— Одно дело — финансовые махинации, а другое — убить человека.
— Мама, я же не прошу тебя убивать Свету! — искренне удивился Антон.
— А ребенок что, не человек?
— Мамочка, ну относись к этому проще — это же просто аборт.
— Между прочим, я всегда была противницей абортов.
— Вот это новости! А кто ты — Папа Римский? Или все-таки мама Управская?
— А если бы было иначе, сынок, то и тебя бы не было. Вот так.
— Ладно, мама, давай конкретно: ты мне поможешь или нет? Пойми, Светка же сейчас на маленьком сроке беременности — потом поздно будет!.. Что молчишь, мам?
— Думаю.
— Значит, в принципе, технически — это возможно?
— В принципе есть такие препараты, что если их применить не вовремя…
Ну, словом, тогда может быть выкидыш. Но повторяю: я должна подумать.
— Мама, нет времени думать, надо действовать и действовать быстро.
— Знаешь что? Поехали к ней в больницу — я хочу поговорить…
— С ней?!
— С врачом ее лечащим. Антон успокоился:
— Я рад, что ты наконец решилась.
— А я еще ни на что не решилась. Поехали!
* * *
Проходя в свой кабинет, Игорь неожиданно натолкнулся на сидящую с бумагами в офисе автосервиса Олесю.
— О, привет, невестушка!
— Привет. Только уже не невестушка. Эту легенду можешь больше не поддерживать, я всем сказала, что мы с тобой расстались.
— Но я слышал, что ты уже больше не только не моя невеста, но и не астаховская горничная?
— Да, теперь я — астаховский бухгалтер. Вот, видишь, сижу, работаю.
— Здесь?
— И здесь тоже.
— Ну что ж, желаю трудовых успехов. Или даже так: желаю успехов в труде и в личной жизни! — и Игорь прошел в свой кабинет.
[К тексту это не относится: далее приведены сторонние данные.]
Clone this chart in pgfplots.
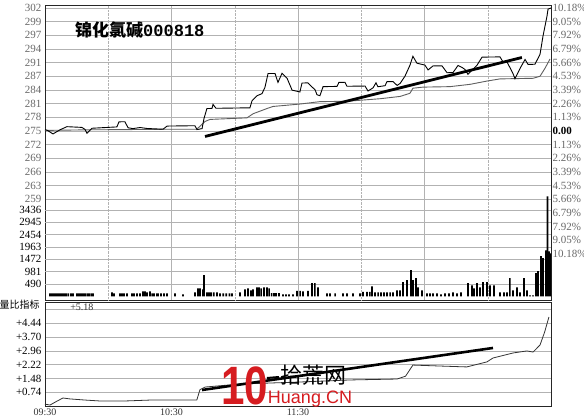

Эх, знал бы он, что последует дальше, вслед за первыми трудовыми Олесиными успехами…
* * *
Земфире было страшно за Рубину — здоровье старушки становилось все хуже, и вместе с этим все мрачнее были ее видения и пророчества. А видениям шу-вани Рубины цыгане привыкли верить.
Обо всем этом Земфира, волнуясь, рассказывала Баро. А с кем же еще поделиться своей тревогой, если не с мужем, да еще и цыганским бароном, в доме которого лежит Рубина?
— Ей очень плохо, Рамир. Она бредит. И в бреду говорит о проклятии этого города, говорит о несчастьях, которые случаются здесь каждый раз, как только табор приходит сюда.
Баро слушал внимательно и озабоченно. Глубокие морщины беспокойства одна за другой появлялись на его уже обрамленном сединой лбу. Земфира старалась ничего не упустить в своем рассказе:
— А еще она говорит о каких-то тайнах… Рамир, она и в самом деле взяла на себя болезнь Кармелиты. Как бы совсем плохо не стало! Все-таки еще и возраст. Это очень серьезно — ей гораздо хуже, чем было Кармелите.